バックスクリーンだけでなくサイドスクリーンにも血塗れの包丁と、血を流して倒れるレイラが映る。
悲鳴が、上がった。それを皮切りに観客席が大混乱に陥る。
同時に本郷が向井のステージの袖から飛び出すのが見えた。ハッとして、飛燕はカメラを構える。
『慌てずこちらに!! こちらに避難してください!!!』
誰かが声を上げているがスムーズに避難誘導できるわけがない。観客席は大混乱に陥っていた。
飛燕はそちらに目を向けず、ステージの上で取っ組み合いになっている大男二人を見る。
その時、ハッキリとわかった。普段の本郷であれば問題なく赤志を投げ飛ばしていただろうがその様子はない。そもそも、明らかに制圧の仕方が雑だった。
演技だ。
赤志は声を荒げ、本郷の腹部に包丁を突き刺した。血が派手に飛び出す。
「獣人の歌なんか聞きやがって!! テメェら全員ぶっ殺してやるよ!!」
怒号を飛ばし、ステージを降り、観客席へ。観客の男性が、
「な、何をしてるんだお前!!」
震え声で立ち向かった。地味なコートにベージュのチノパン、さらに眼鏡。レイラのファンだろうか。
赤志は戸惑いなく男性の腹を刺す。それも2回。
次は近場にいた獣人の少女に刃を振り下ろした。
「うわあああ!! に、逃げろ!! 逃げんだよ!!」
叫んだ男性馳せを向けるが足がもつれて倒れる。赤志は素早く近づき、背中を指す。再び赤色が再び散らばった。

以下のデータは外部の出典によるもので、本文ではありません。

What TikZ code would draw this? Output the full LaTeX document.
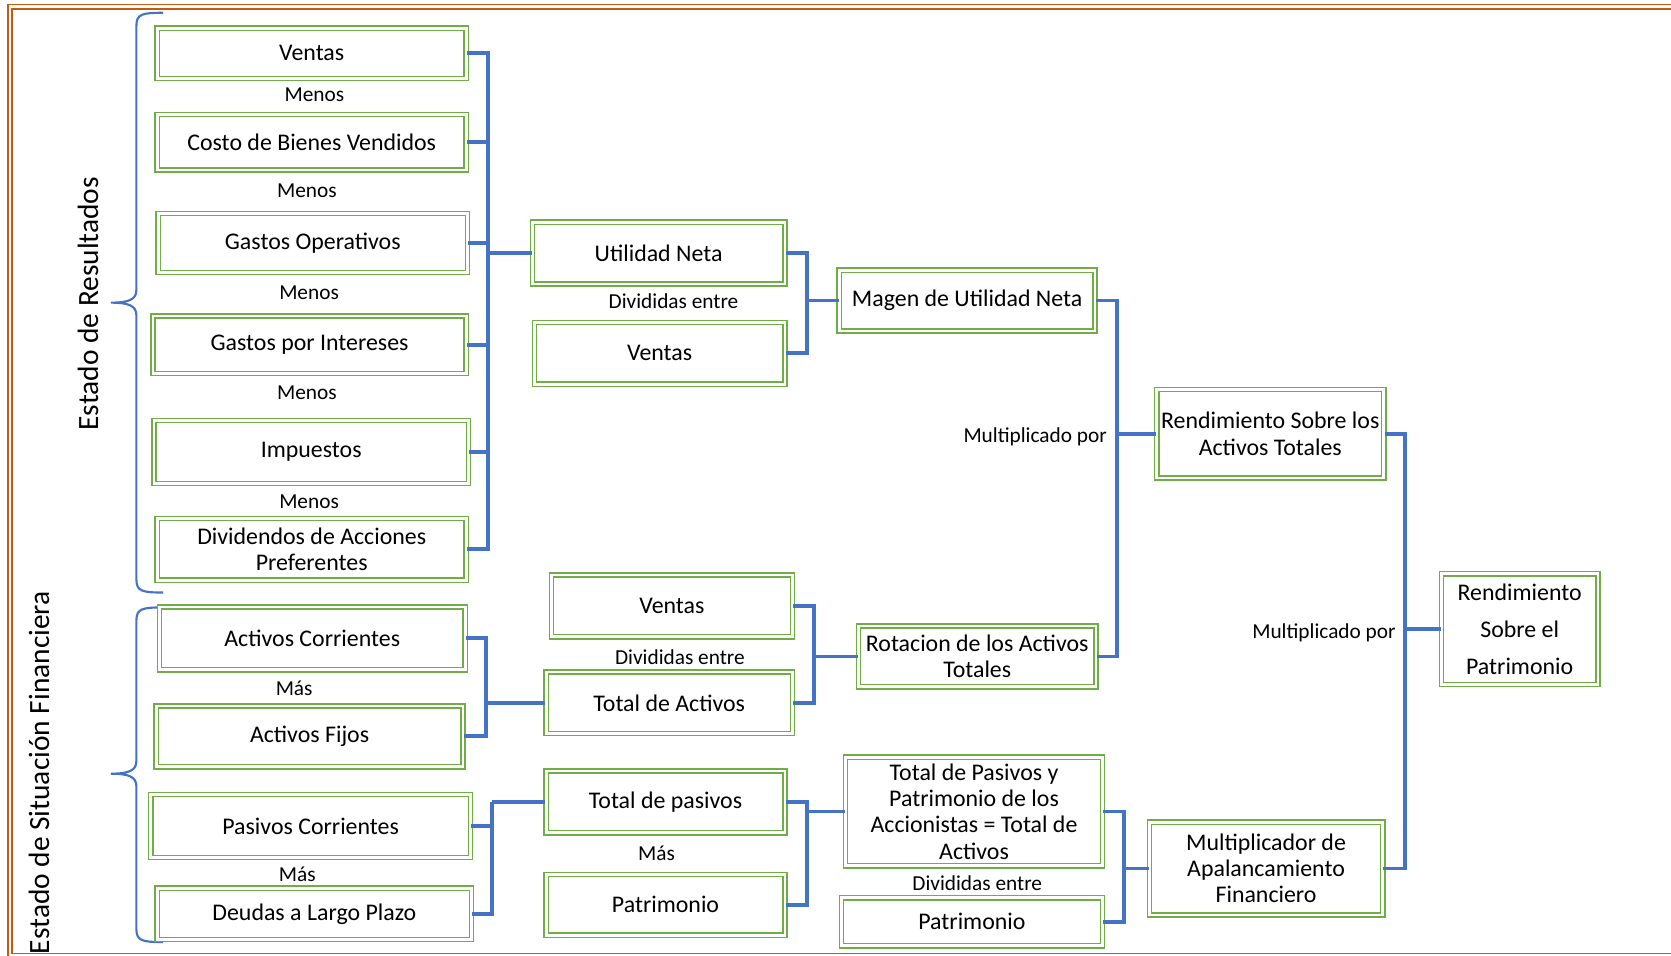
\documentclass[tikz,border=0pt]{standalone}
\usepackage{fontspec}
\setmainfont{Carlito}
\definecolor{boxgreen}{HTML}{70AD47}
\definecolor{linkblue}{HTML}{4472C4}
\definecolor{frameorange}{HTML}{C55A11}
\tikzset{
  box/.style n args={2}{draw=boxgreen, line width=0.65pt, double=white, double distance=1.3pt,
    minimum width=#1pt, minimum height=#2pt, inner sep=0pt, align=center,
    font=\fontsize{11.2}{12.3}\selectfont},
  conn/.style={draw=linkblue, line width=1.8pt, line join=miter},
  lbl/.style={font=\fontsize{10}{12}\selectfont, inner sep=0pt},
  side/.style={font=\fontsize{13.8}{16}\selectfont, rotate=90, anchor=base, inner sep=0pt},
  brace/.style={draw=linkblue, line width=1pt},
  frame/.style={draw=frameorange, line width=0.55pt, double=white, double distance=1.35pt}
}
\begin{document}
\begin{tikzpicture}[x=0.5pt,y=-0.5pt]
\useasboundingbox (0,0) rectangle (1568,897);
\fill[white] (0,0) rectangle (1568,897);
\draw[frame] (1600,6.5) -- (9.4,6.5) -- (9.4,896.5) -- (1600,896.5);

% side labels and braces
\node[side] (lres) at (92,285) {Estado de Resultados};
\node[side] (lsit) at (46,725) {Estado de Situación Financiera};
\draw[brace] (153,12) .. controls (134,12) and (128,13) .. (128,24) -- (128,272)
  .. controls (128,281) and (121,284) .. (104,284)
  .. controls (121,284) and (128,287) .. (128,296) -- (128,544)
  .. controls (128,555) and (134,556) .. (153,556);
\draw[brace] (153,570) .. controls (134,570) and (128,571) .. (128,582) -- (128,714)
  .. controls (128,723) and (121,726) .. (104,726)
  .. controls (121,726) and (128,729) .. (128,738) -- (128,872)
  .. controls (128,883) and (134,884) .. (153,884);

% left column
\node[box={145}{23.5}] (v1) at (292.5,50) {Ventas};
\node[lbl] (m1) at (295,89) {Menos};
\node[box={145}{26}] (cbv) at (292.5,133.5) {Costo de Bienes Vendidos};
\node[lbl] (m2) at (288,179) {Menos};
\node[box={145}{27.5}] (go) at (293.5,228) {Gastos Operativos};
\node[lbl] (m3) at (290,275) {Menos};
\node[box={147}{27}] (gi) at (290.5,323.5) {Gastos por Intereses};
\node[lbl] (m4) at (288,369) {Menos};
\node[box={147.5}{29.5}] (imp) at (292,424) {Impuestos};
\node[lbl] (m5) at (290,471) {Menos};
\node[box={145}{29}] (div) at (292.5,515.5) {Dividendos de Acciones\\Preferentes};
\node[box={143.5}{29.5}] (ac) at (293,599) {Activos Corrientes};
\node[lbl] (ma1) at (276,646) {Más};
\node[box={144}{28.5}] (af) at (290.5,691) {Activos Fijos};
\node[box={150}{29.5}] (pc) at (291.5,775) {Pasivos Corrientes};
\node[lbl] (ma2) at (279,820) {Más};
\node[box={147.5}{24}] (dlp) at (295,857.5) {Deudas a Largo Plazo};

% middle column
\node[box={118.5}{29}] (un) at (618,237.5) {Utilidad Neta};
\node[lbl] (d1) at (632,283) {Divididas entre};
\node[box={117.5}{29}] (vm) at (619,331.5) {Ventas};
\node[box={120}{28.5}] (mun) at (907.5,282) {Magen de Utilidad Neta};
\node[box={113}{29}] (vl) at (630.5,568.5) {Ventas};
\node[lbl] (d2) at (638,617) {Divididas entre};
\node[box={115.5}{29}] (ta) at (628,659.5) {Total de Activos};
\node[box={111.5}{28.5}] (rot) at (917,616) {Rotacion de los Activos\\Totales};
\node[box={112}{29}] (tp) at (624.5,752.5) {Total de pasivos};
\node[lbl] (ma3) at (616,801) {Más};
\node[box={112}{28.5}] (pm) at (624.5,849) {Patrimonio};
\node[box={120.5}{51}] (tpp) at (914,761.5) {Total de Pasivos y\\Patrimonio de los\\Accionistas = Total de\\Activos};
\node[lbl] (d3) at (917,829) {Divididas entre};
\node[box={122.5}{22.5}] (pl) at (912,865) {Patrimonio};

% right columns
\node[box={106.5}{41.5}] (rat) at (1192,407) {Rendimiento Sobre los\\Activos Totales};
\node[lbl, anchor=east] (mp1) at (1039,410) {Multiplicado por};
\node[box={109.5}{43.5}] (mult) at (1188,815) {Multiplicador de\\Apalancamiento\\Financiero};
\node[lbl, anchor=east] (mp2) at (1310,594) {Multiplicado por};
\node[box={73.5}{52}, font=\fontsize{11.2}{17.2}\selectfont] (rsp) at (1426,590.5) {Rendimiento\\Sobre el\\Patrimonio};

% junctions
\coordinate (j1) at (458,237.5);
\coordinate (j2) at (757,282);
\coordinate (j3) at (1048,407);
\coordinate (j4) at (456,659.5);
\coordinate (j5) at (764,616);
\coordinate (j6) at (462,752.5);
\coordinate (j7) at (757,761.5);
\coordinate (j8) at (1055,815);
\coordinate (j9) at (1318,590.5);

\foreach \n in {v1,cbv,go,gi,imp,div} {\draw[conn] (\n.east) -| (j1);}
\draw[conn] (j1) -- (un.west);
\draw[conn] (un.east) -| (j2);
\draw[conn] (vm.east) -| (j2);
\draw[conn] (j2) -- (mun.west);
\draw[conn] (mun.east) -| (j3);
\draw[conn] (rot.east) -| (j3);
\draw[conn] (j3) -- (rat.west);
\draw[conn] (ac.east) -| (j4);
\draw[conn] (af.east) -| (j4);
\draw[conn] (j4) -- (ta.west);
\draw[conn] (vl.east) -| (j5);
\draw[conn] (ta.east) -| (j5);
\draw[conn] (j5) -- (rot.west);
\draw[conn] (pc.east) -| (j6);
\draw[conn] (dlp.east) -| (j6);
\draw[conn] (j6) -- (tp.west);
\draw[conn] (tp.east) -| (j7);
\draw[conn] (pm.east) -| (j7);
\draw[conn] (j7) -- (tpp.west);
\draw[conn] (tpp.east) -| (j8);
\draw[conn] (pl.east) -| (j8);
\draw[conn] (j8) -- (mult.west);
\draw[conn] (rat.east) -| (j9);
\draw[conn] (mult.east) -| (j9);
\draw[conn] (j9) -- (rsp.west);
\end{tikzpicture}
\end{document}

抵抗した者や逃げる者、子供までも容赦なく傷つける通り魔。もはや誰も赤志に立ち向かおうとしはなかった。
わずかに残っていた者たちも全員が会場出口に向かう。
だが建物内にいる飛燕だけは、固唾を呑んでその光景を写真に収めていた。
「……なんであいつ……人殺しのフリなんてしているんだ?」
写真を撮るだけでもわかる。飛び散った血が赤すぎる。あれは
疑問に思っていると、赤志が空を見上げた。
煌々とした光を放つ月と星。クリスマスに相応しい、綺麗な夜空が広がっていたが、飛燕はジッと赤志にレンズを向け続けた。